Por Marilsa Basso
Um convite para falar “mais ainda” sobre “os cartéis nos tempos atuais” trouxe colegas a trabalho numa atividade da Escola Brasileira de Psicanálise da Seção São Paulo (1).
Na apresentação de meu texto, afirmei que o funcionamento do cartel provoca movimento. Maria do Carmo Dias Batista (2) me interroga o que seria esse movimento. Imediatamente fiquei com o eco do significante que utilizei pensando em como um movimento, termo muito utilizado quando reportamos a um corpo ou um objeto em ação, ou ainda a movimentos políticos, poderia ser sustentado neste contexto atual.
Atribuí várias respostas: a circulação dos discursos, entre membros e não membros da Escola, movimento próprio do efeito dobradiça do cartel, do tema que circula no interior do cartel e com a Escola, do produto que é singular e direcionado à Escola. Mas foi somente um tempo depois que me dei conta do quase óbvio que ali pulsou diante da interrogação.
A palavra, que toca o corpo, circulava em torno de sustentar a causa analítica, não sem pontos de hesitação.
Deveria ter usado circulação ao invés de movimento? O significante movimento parecia escapar do que eu dizia, ressoava como uma nomeação ligada à vida e que, particularmente, me causa.
Para falar dos movimentos da Escola, podemos partir de Lacan quando afirma que o cartel é o “órgão de base” da Escola (3), ou seja, sua estrutura, sua sustentação. Miller (4) traz a “Escola Sujeito” afirmando que ela comporta uma lógica estruturada num coletivo, entretanto, trata-se de um coletivo que segue a lógica do não-todo.

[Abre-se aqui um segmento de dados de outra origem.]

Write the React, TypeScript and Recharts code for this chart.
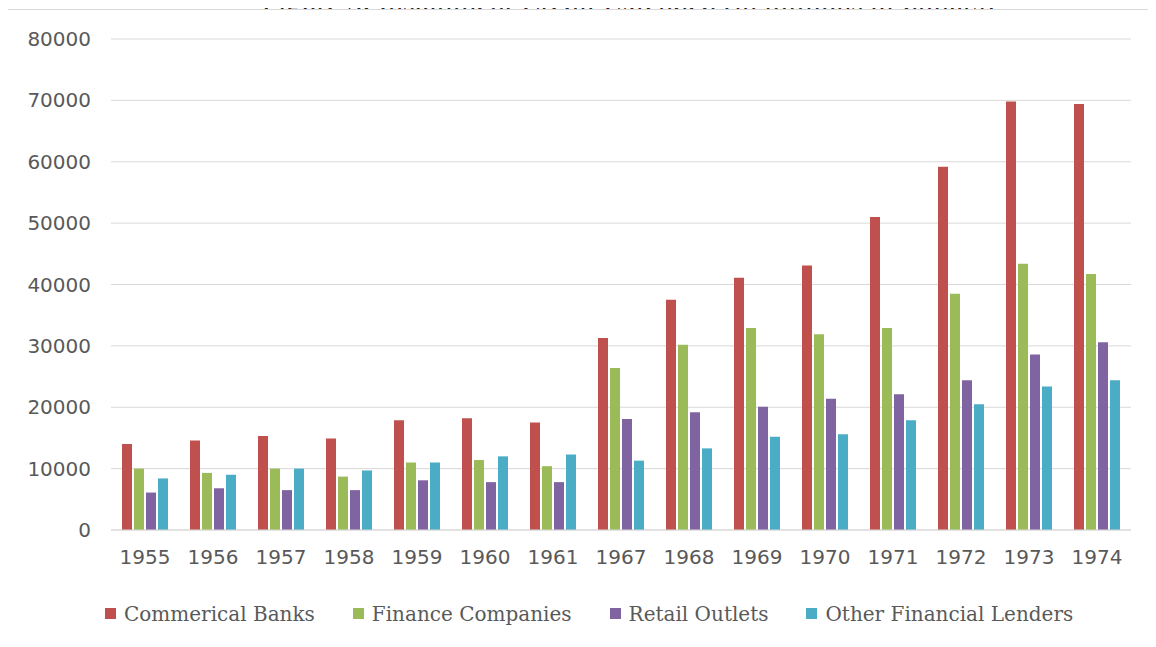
import { BarChart, Bar, XAxis, YAxis, CartesianGrid, Legend } from 'recharts';

const years = ['1955', '1956', '1957', '1958', '1959', '1960', '1961', '1967', '1968', '1969', '1970', '1971', '1972', '1973', '1974'];
const commercialBanks = [14000, 14600, 15300, 14900, 17900, 18200, 17500, 31300, 37500, 41100, 43100, 51000, 59200, 69800, 69400];
const financeCompanies = [10000, 9300, 10000, 8700, 11000, 11400, 10400, 26400, 30200, 32900, 31900, 32900, 38500, 43400, 41700];
const retailOutlets = [6100, 6800, 6500, 6500, 8100, 7800, 7800, 18100, 19200, 20100, 21400, 22100, 24400, 28600, 30600];
const otherLenders = [8400, 9000, 10000, 9700, 11000, 12000, 12300, 11300, 13300, 15200, 15600, 17900, 20500, 23400, 24400];
const yTicks = [0, 10000, 20000, 30000, 40000, 50000, 60000, 70000, 80000];

const series = [
  { key: 'banks', name: 'Commerical Banks', color: '#C0504D' },
  { key: 'finance', name: 'Finance Companies', color: '#9BBB59' },
  { key: 'retail', name: 'Retail Outlets', color: '#8064A2' },
  { key: 'other', name: 'Other Financial Lenders', color: '#4BACC6' },
];

const data = years.map((year, i) => ({
  year,
  banks: commercialBanks[i],
  finance: financeCompanies[i],
  retail: retailOutlets[i],
  other: otherLenders[i],
}));

const tickStyle = { fill: '#595959', fontSize: 20, fontFamily: 'DejaVu Sans' };

const LegendBox = () => (
  <div style={{ display: 'flex', alignItems: 'center', gap: 38, height: 46, paddingLeft: 97, boxSizing: 'border-box', paddingTop: 3 }}>
    {series.map((s) => (
      <div key={s.key} style={{ display: 'flex', alignItems: 'center', gap: 8 }}>
        <span style={{ width: 11, height: 11, background: s.color, display: 'inline-block' }} />
        <span style={{ fontFamily: 'DejaVu Serif', fontSize: 20, color: '#595959', lineHeight: '24px' }}>{s.name}</span>
      </div>
    ))}
  </div>
);

export default function App() {
  return (
    <div style={{ position: 'relative', width: 1148, height: 639 }}>
      {/* title, mostly cut off by the top of the page */}
      <div
        style={{
          position: 'absolute',
          top: -22,
          left: 0,
          width: 1240,
          textAlign: 'center',
          fontFamily: 'Liberation Serif',
          fontSize: 30,
          lineHeight: '30px',
          color: '#222',
          whiteSpace: 'nowrap',
        }}
      >
        Figure 3: Installment Credit Extended (in millions of dollars)
      </div>
      <div
        style={{
          position: 'absolute',
          left: -1,
          top: 1,
          width: 1148,
          height: 637,
          borderTop: '1px solid #d9d9d9',
          borderLeft: '1px solid #d9d9d9',
          background: '#fff',
        }}
      />
      <div style={{ position: 'absolute', left: 0, top: 0 }}>
        <BarChart
          width={1148}
          height={639}
          data={data}
          margin={{ top: 31, right: 25, bottom: 12, left: 0 }}
          barSize={10}
          barGap={2}
        >
          <CartesianGrid vertical={false} stroke="#d9d9d9" />
          <XAxis
            dataKey="year"
            axisLine={{ stroke: '#d9d9d9' }}
            tickLine={false}
            tickMargin={14}
            height={59}
            tick={tickStyle}
          />
          <YAxis
            domain={[0, 80000]}
            ticks={yTicks}
            axisLine={false}
            tickLine={false}
            tickMargin={14}
            width={103}
            tick={tickStyle}
          />
          <Legend verticalAlign="bottom" align="left" content={<LegendBox />} />
          {series.map((s) => (
            <Bar key={s.key} dataKey={s.key} name={s.name} fill={s.color} isAnimationActive={false} />
          ))}
        </BarChart>
      </div>
    </div>
  );
}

O “Ato de fundação da escola”, de Lacan, foi um momento marcado por um real e provocado por uma posição política que abriu algo novo no destino da psicanálise.
Afirma Lacan: “Fundo – tão sozinho quanto sempre estive em minha relação com a causa psicanalítica – a Escola Francesa de Psicanálise (…) Para a execução do trabalho, adotaremos o princípio de uma elaboração apoiada num pequeno grupo” (5).
Um ato que propõe um trabalho em torno de uma causa num coletivo que comporta em sua base um funcionamento ímpar.
Podemos rever o ato de 1964 para pensarmos a Escola hoje, na qual – revirados por uma contingência – somos acometidos por um real. Momento que carece posição política e cujos movimentos se apresentam em fenômenos de massa. Por outro lado, um momento que, numa responsabilidade de confinamento, algo do sozinho, não necessariamente do solitário, se impõe.
Que laço é possível em torno de nossa causa comum? Neste momento de isolamento social, como fazer circular o desejo diante desse contexto social que nos causa?
Lacaze-Paule afirma: “A criação de um pequeno grupo de trabalho em torno de uma tarefa a realizar, e não de um ideal, sai do isolamento – não da solidão – e permite a cada um, à sua medida, ali colocar algo de seu, segundo sua relação singular e não coletiva com o ideal” (6).
Há, na Escola Sujeito, um modo de circular: entre o Um e os outros, entre o particular e o coletivo, não sem o que há de singular no Um. Via cartel, a “Escola” não só transmite, mas recebe produção, um dentro e fora, onde o saber circula em sua horizontalidade.
Nohemí Brown esclarece que “(…) trata-se de manter o laço não com um Um que unifica, senão com um Um que preserva a diferença, a dimensão irredutível da solidão com a própria causa, mas que abre as possibilidades de enlaçamento com o Outro, com a Escola” (7).
Do UM ao laço com o outro, com o Outro e com o coletivo. Do Um ao laço com a causa analítica.
Afirma Miller: “(…) a experiência analítica se faz ‘um a um’ e todo movimento é coletivizante” (8).
Nos ensina Romildo do Rêgo Barros: “O passe e os cartéis, pelo menos idealmente, são uma forma de tratamento permanente da Escola, se tenho razão em pensar que são duas subestruturas lacanianas que levam em conta um ponto de fuga que não é o bode expiatório. Uma forma de tratamento da Escola, no sentido de que a Escola somente subsiste, como se dizia na minha geração, como luta permanente” (9).
Nessa mesma atividade da EBP/SP, Rômulo Ferreira da Silva intervém: “Não seria um momento de uma cartelização generalizada da Escola?” Tomo essa colocação como uma provocação que aqui faz eco: um movimento coletivo e político na Escola que se faz importante, sobretudo, nos tempos atuais?
Cuidar dos laços da Escola implica garantir sua estrutura de base, o funcionamento dos cartéis e, num contexto mais amplo, dos modos de transmissão da psicanálise.
O cartel é a estrutura da Escola Sujeito que implica um real que provoca movimento.